Renforcer la coordination et la coopération
Coordination entre les institutions : fondation de plates-formes de coordination entre les CR, les groupes locaux, les ministères, les agences nationales et les partenaires internationaux ; restructuration des ministères afin que les départements centraux liés au développement deviennent des départements régionaux relevant des CR et orientés vers la mise en œuvre des plans de développement régionaux ; partenariats et coopération : encourager les partenariats avec le secteur privé, les organisations non gouvernementales et les organisations internationales pour mobiliser des ressources supplémentaires et partager les meilleures pratiques ; faciliter l'échange de compétences et d'expériences entre les CR grâce à des réseaux régionaux et nationaux.
Participation citoyenne et développement local
Encourager la participation des citoyens à la prise de décision et à la mise en œuvre des projets locaux en organisant des consultations publiques et en renforçant les mécanismes de rétroaction ; soutenir les initiatives locales et communautaires pour stimuler le développement économique et social à la base.

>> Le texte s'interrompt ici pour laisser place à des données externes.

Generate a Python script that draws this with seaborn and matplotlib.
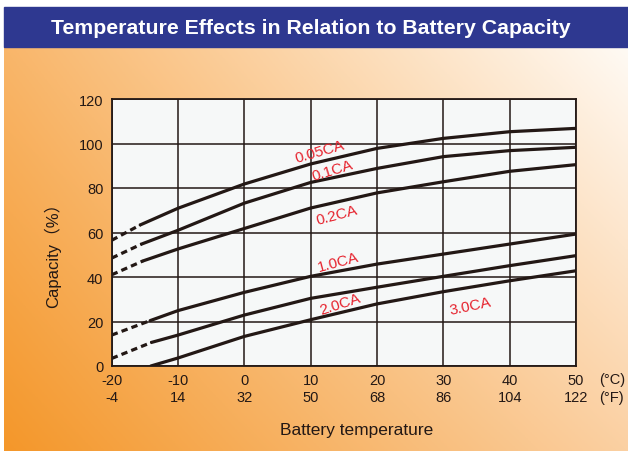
import numpy as np
import pandas as pd
import matplotlib.pyplot as plt
import matplotlib.colors as mcolors
import seaborn as sns

# Data (temperature in C, capacity in %)
rates = ["0.05CA", "0.1CA", "0.2CA", "1.0CA", "2.0CA", "3.0CA"]
temps = [-10, 0, 10, 20, 30, 40, 50]
cap_005 = [70.9, 81.8, 90.8, 97.8, 102.3, 105.3, 106.8]
cap_01 = [61.0, 73.2, 82.5, 88.8, 94.1, 96.8, 98.3]
cap_02 = [52.6, 61.8, 71.0, 77.8, 82.8, 87.5, 90.5]
cap_10 = [24.9, 33.1, 40.3, 45.8, 50.3, 54.8, 59.3]
cap_20 = [13.9, 22.9, 30.4, 35.4, 40.3, 45.1, 49.6]
cap_30 = [3.6, 13.3, 20.8, 27.9, 33.4, 38.3, 42.8]
# where each solid curve begins (temp, capacity)
start_t = [-15.7, -15.5, -15.3, -14.2, -14.0, -14.1]
start_c = [63.4, 54.8, 47.2, 20.4, 10.6, 0.0]
# dashed extrapolation value at -20 C (None = no dashed part)
extrap_c = [56.5, 48.5, 41.0, 13.9, 3.4, None]

# label positions / angles
label_t = [11.4, 13.2, 13.9, 14.1, 14.4, 34.0]
label_c = [96.5, 88.0, 68.2, 46.9, 27.8, 27.0]
label_rot = [16, 17, 15, 15, 18, 12]

ticks_c = [-20, -10, 0, 10, 20, 30, 40, 50]
ticks_f = [-4, 14, 32, 50, 68, 86, 104, 122]
yticks = [0, 20, 40, 60, 80, 100, 120]

curves = [cap_005, cap_01, cap_02, cap_10, cap_20, cap_30]

sns.set_style("white")
plt.rcParams["font.family"] = ["Liberation Sans", "Noto Sans CJK SC", "DejaVu Sans"]

line_col = "#231815"
red = "#E6232E"

fig = plt.figure(figsize=(6.28, 4.52), dpi=100)
fig.patch.set_facecolor("white")

# gradient background (orange bottom-left -> near white top-right)
bg = fig.add_axes([4 / 628, 0, 1 - 4 / 628, 404 / 452])
bg.set_axis_off()
bl = np.array(mcolors.to_rgb("#F4972A"))
tl = np.array(mcolors.to_rgb("#F9B66A"))
br = np.array(mcolors.to_rgb("#FBD0A2"))
tr = np.array(mcolors.to_rgb("#FFFAF4"))
u = np.linspace(0, 1, 200)[None, :, None]
v = np.linspace(0, 1, 150)[:, None, None]
grad = (1 - v) * ((1 - u) * tl + u * tr) + v * ((1 - u) * bl + u * br)
bg.imshow(grad, aspect="auto", extent=[0, 1, 0, 1])

# title bar
fig.patches.append(plt.Rectangle((4 / 628, 404 / 452), 1, 40 / 452,
                                 transform=fig.transFigure, color="#2E3890", zorder=2))
fig.text(51 / 628, (452 - 28) / 452, "Temperature Effects in Relation to Battery Capacity",
         color="white", fontsize=15.3, fontweight="bold", ha="left", va="center", zorder=3)

ax = fig.add_axes([111.7 / 628, 85 / 452, (576 - 111.7) / 628, (367 - 100) / 452])
ax.set_facecolor("#F6F8F8")

for i, name in enumerate(rates):
    df = pd.DataFrame({"t": [start_t[i]] + temps, "c": [start_c[i]] + curves[i]})
    sns.lineplot(data=df, x="t", y="c", ax=ax, color=line_col, lw=2.3,
                 estimator=None, sort=False, zorder=3)
    if extrap_c[i] is not None:
        dd = pd.DataFrame({"t": [-20, start_t[i]], "c": [extrap_c[i], start_c[i]]})
        sns.lineplot(data=dd, x="t", y="c", ax=ax, color=line_col, lw=2.3,
                     linestyle=(0, (2.0, 1.3)), estimator=None, sort=False, zorder=3)
    ax.text(label_t[i], label_c[i], name, color=red, fontsize=11,
            rotation=label_rot[i], ha="center", va="center", zorder=4)

ax.set_xlim(-20, 50)
ax.set_ylim(0, 120)
ax.set_xticks(ticks_c)
ax.set_xticklabels([f"{c}\n{f}" for c, f in zip(ticks_c, ticks_f)], linespacing=1.3)
ax.set_yticks(yticks)
ax.grid(True, color=line_col, lw=1.1)
for s in ax.spines.values():
    s.set_color(line_col)
    s.set_linewidth(1.3)
ax.tick_params(axis="both", length=0, labelsize=10.5, colors="#231815")
ax.tick_params(axis="x", pad=5)
ax.tick_params(axis="y", pad=6)
ax.set_xlabel("")
ax.set_ylabel("")

fig.text(599 / 628, (452 - 380) / 452, "(°C)", fontsize=10.5, ha="left", va="center", color=line_col)
fig.text(599 / 628, (452 - 398) / 452, "(°F)", fontsize=10.5, ha="left", va="center", color=line_col)
fig.text(357 / 628, (452 - 431) / 452, "Battery temperature", fontsize=12.5,
         ha="center", va="center", color=line_col)
fig.text(52 / 628, (452 - 251) / 452, "Capacity（%）", fontsize=12, rotation=90,
         ha="center", va="center", color=line_col)

fig.savefig("out.png", dpi=100)
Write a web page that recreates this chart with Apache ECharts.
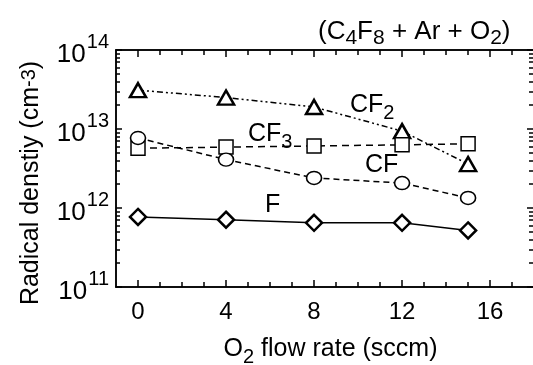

En conclusion, la décentralisation demeure le modèle contemporain essentiel pour dynamiser et moderniser une administration centrale qui requiert une réforme profonde de ses systèmes, de ses structures et de ses pratiques. Il est indéniable que le développement local et l'avancement économique représentent les fondements les plus solides de l'unité nationale, assurant ainsi sa pérennité et sa résilience.